Topical medications include:

  • creams
  • ointments
  • shampoos
  • other forms of medication that are applied to the skin’s surface

The most commonly used topical treatments for psoriasis contain steroids. Potencies range from low to very high. They’re used to decrease inflammation, relieve itching, and block cell production.

Topical treatments are often used in combination with other, more potent treatments because they aren’t enough to treat the symptoms of severe psoriasis. Other topical medications that may be used as a part of your combination therapy include:

  • vitamin D3
  • coal tar
  • salicylic acid

Systemic medications

These medicines affect the entire body as opposed to just the skin. They can be taken orally or by injection. Cyclosporine, methotrexate, and oral retinoids are among the most commonly used systemic medications.

Systemic medications are often effective even when used to treat severe psoriasis on their own. However, they’re associated with side effects that range from mild to severe. Using them in combination with other treatments allows for a lower dose and potency, which makes side effects less likely.


Also known as “biological response modifiers,” biologics are protein-based drugs. They’re derived from living cells cultured in a laboratory and are given by injection or IV infusion. Unlike systemic medications that affect the entire body, biologics target specific parts of your immune system. They also block specific immune cells or proteins that are part of the development of psoriatic disease.

Biologics are often effective on their own, but can be very effective and better tolerated when given in a lower dose with other treatments.

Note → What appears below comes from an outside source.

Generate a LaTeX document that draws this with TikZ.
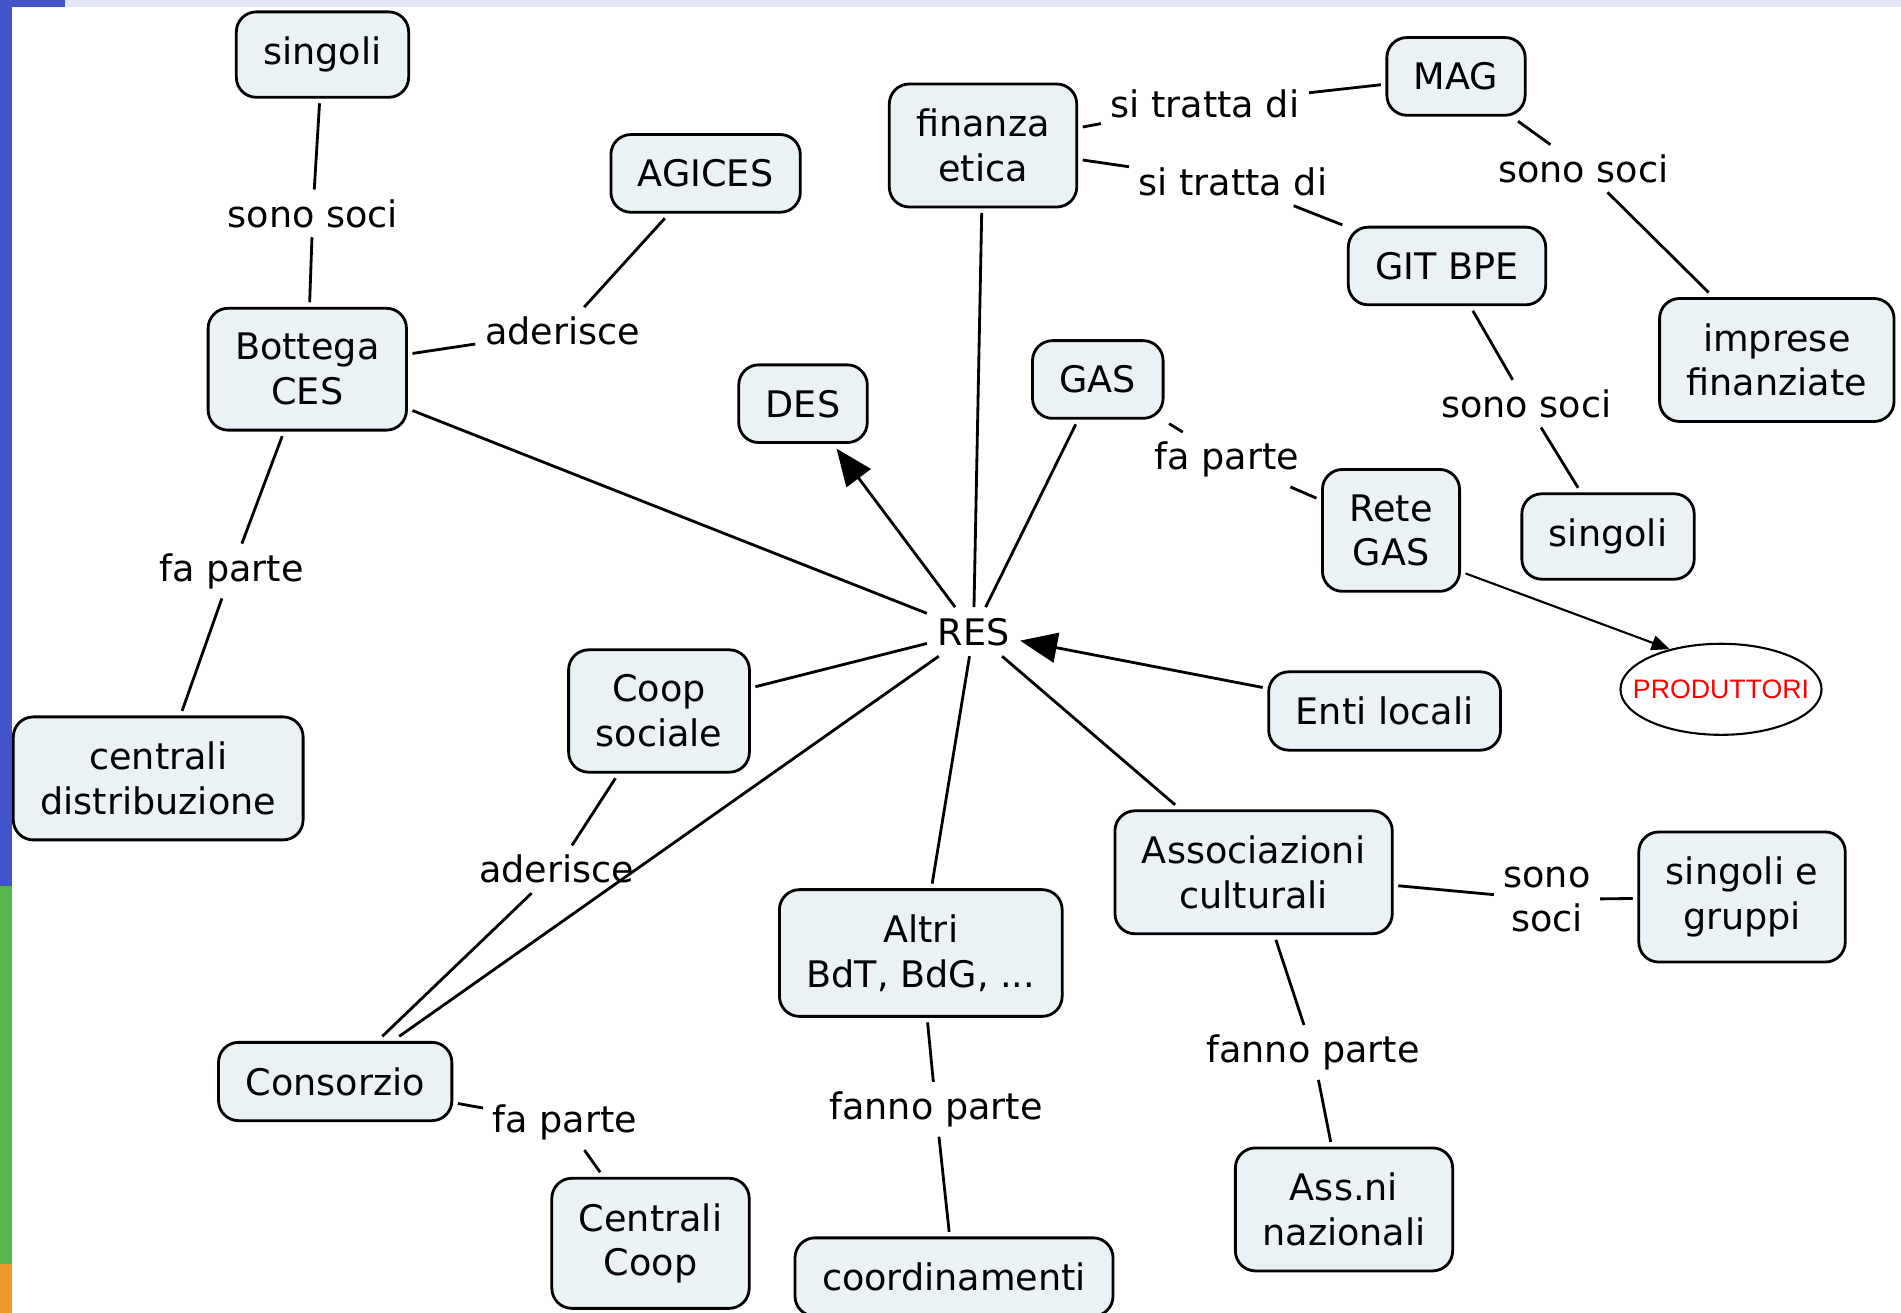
\documentclass[tikz,border=0pt]{standalone}
\usepackage{fontspec}
\setmainfont{DejaVu Sans}
\newfontfamily\prodfont{Liberation Sans}
\usetikzlibrary{arrows.meta,shapes.geometric}

\definecolor{conceptfill}{HTML}{EBF2F5}
\definecolor{barblue}{HTML}{3F55C9}
\definecolor{barlav}{HTML}{E3E6F7}
\definecolor{bargreen}{HTML}{58B54E}
\definecolor{barorange}{HTML}{F0992F}

\newcommand{\cmapfont}{\fontsize{10.4}{12.7}\selectfont}

\begin{document}
\begin{tikzpicture}[
    x=0.01cm, y=-0.01cm,
    concept/.style={draw,line width=0.8pt,rounded corners=2mm,fill=conceptfill,align=center,
      inner xsep=0.27cm,inner ysep=0.25cm,minimum height=0.7cm,outer sep=0.06cm,font=\cmapfont},
    link/.style={align=center,inner sep=0.09cm,font=\cmapfont},
    conn/.style={line width=0.8pt},
    arr/.style={conn,-{Triangle[length=3.7mm,width=3mm]}}
    ]

    \useasboundingbox (0,0) rectangle (1901,1313);

    % slide bars:
    \fill[barlav] (65,0) rectangle (1901,7);
    \fill[barblue] (0,0) rectangle (65,7);
    \fill[barblue] (0,0) rectangle (12,886);
    \fill[bargreen] (0,886) rectangle (12,1264);
    \fill[barorange] (0,1264) rectangle (12,1313);

    % concepts:
    \node (res) at (973.5,631.7) [font=\cmapfont,inner sep=0.1cm] {RES};
    \node (singoliA) at (322.5,54.6) [concept] {singoli};
    \node (agices) at (705.6,173.4) [concept] {AGICES};
    \node (bottega) at (307.3,369.2) [concept] {Bottega\\CES};
    \node (des) at (803,403.7) [concept] {DES};
    \node (fin) at (983,145.5) [concept] {finanza\\etica};
    \node (mag) at (1456,76.4) [concept] {MAG};
    \node (git) at (1447,266) [concept] {GIT BPE};
    \node (imprese) at (1776.8,360) [concept] {imprese\\finanziate};
    \node (gas) at (1097.8,379.5) [concept] {GAS};
    \node (rete) at (1391,530.4) [concept] {Rete\\GAS};
    \node (singoliB) at (1608,536.5) [concept] {singoli};
    \node (enti) at (1384.6,711) [concept] {Enti locali};
    \node (coop) at (659,711) [concept] {Coop\\sociale};
    \node (centrali) at (158.2,778.4) [concept] {centrali\\distribuzione};
    \node (assoc) at (1253.6,872.3) [concept] {Associazioni\\culturali};
    \node (gruppi) at (1742,897) [concept] {singoli e\\gruppi};
    \node (altri) at (920.8,953) [concept] {Altri\\BdT, BdG, ...};
    \node (consorzio) at (335.2,1081.5) [concept] {Consorzio};
    \node (centraliC) at (650.5,1243.3) [concept] {Centrali\\Coop};
    \node (coord) at (954,1277) [concept] {coordinamenti};
    \node (assnaz) at (1344,1209.4) [concept] {Ass.ni\\nazionali};

    \node (prod) at (1721,689.3) [draw,ellipse,line width=0.6pt,minimum width=1.98cm,minimum height=0.91cm,
      inner xsep=-0.17cm,inner ysep=0pt,text=red,font=\prodfont\fontsize{7.6}{9}\selectfont] {PRODUTTORI};

    % linking phrases:
    \node (ss1) at (312.8,213.4) [link] {sono soci};
    \node (ad1) at (562.5,331) [link] {aderisce};
    \node (fp1) at (231.6,571) [link] {fa parte};
    \node (st1) at (1205,104.3) [link] {si tratta di};
    \node (st2) at (1233,181.9) [link] {si tratta di};
    \node (ss2) at (1583.4,168.5) [link] {sono soci};
    \node (ss3) at (1526.4,403.7) [link] {sono soci};
    \node (fp2) at (1227,459.5) [link] {fa parte};
    \node (ad2) at (556.5,869.3) [link] {aderisce};
    \node (fp3) at (565,1122.7) [link] {fa parte};
    \node (fp4) at (936,1109.3) [link] {fanno parte};
    \node (fp5) at (1313,1052.4) [link] {fanno parte};
    \node (ss4) at (1547,899.6) [link] {sono\\soci};

    % connections:
    \foreach \a/\b in {singoliA/ss1,ss1/bottega,agices/ad1,ad1/bottega,bottega/fp1,fp1/centrali,
      fin/st1,st1/mag,fin/st2,st2/git,mag/ss2,ss2/imprese,git/ss3,ss3/singoliB,gas/fp2,fp2/rete,
      coop/ad2,ad2/consorzio,consorzio/fp3,fp3/centraliC,altri/fp4,fp4/coord,assoc/fp5,fp5/assnaz,
      assoc/ss4,ss4/gruppi}
    \draw [conn] (\a) -- (\b);

    \foreach \b in {bottega,fin,gas,coop,consorzio,altri,assoc}
    \draw [conn] (res) -- (\b);

    \draw [arr] (res) -- (des);
    \draw [arr] (enti) -- (res);
    \draw [line width=0.6pt,-{Triangle[length=1.8mm,width=1.5mm]}] (rete.-30) -- (prod.142);

  \end{tikzpicture}
\end{document}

This type of light therapy involves consistent use of ultraviolet light on the skin. It’s performed either under medical supervision or at home using a phototherapy technique that a certified dermatologist recommends.

Phototherapy is almost always used as a secondary treatment in combination with another therapy. It can clear up the skin completely or at least improve it. Phototherapy is usually given in small doses that are gradually increased to avoid burning the skin.

Contrary to some popular beliefs, the type of light provided by most indoor tanning beds can’t treat psoriasis. The World Health Organization and American Academy of Dermatology have reported that use of an indoor tanning bed significantly raises the risk of melanoma.

Using a combination of treatments may be the solution for managing your severe psoriasis because two is oftentimes better than one.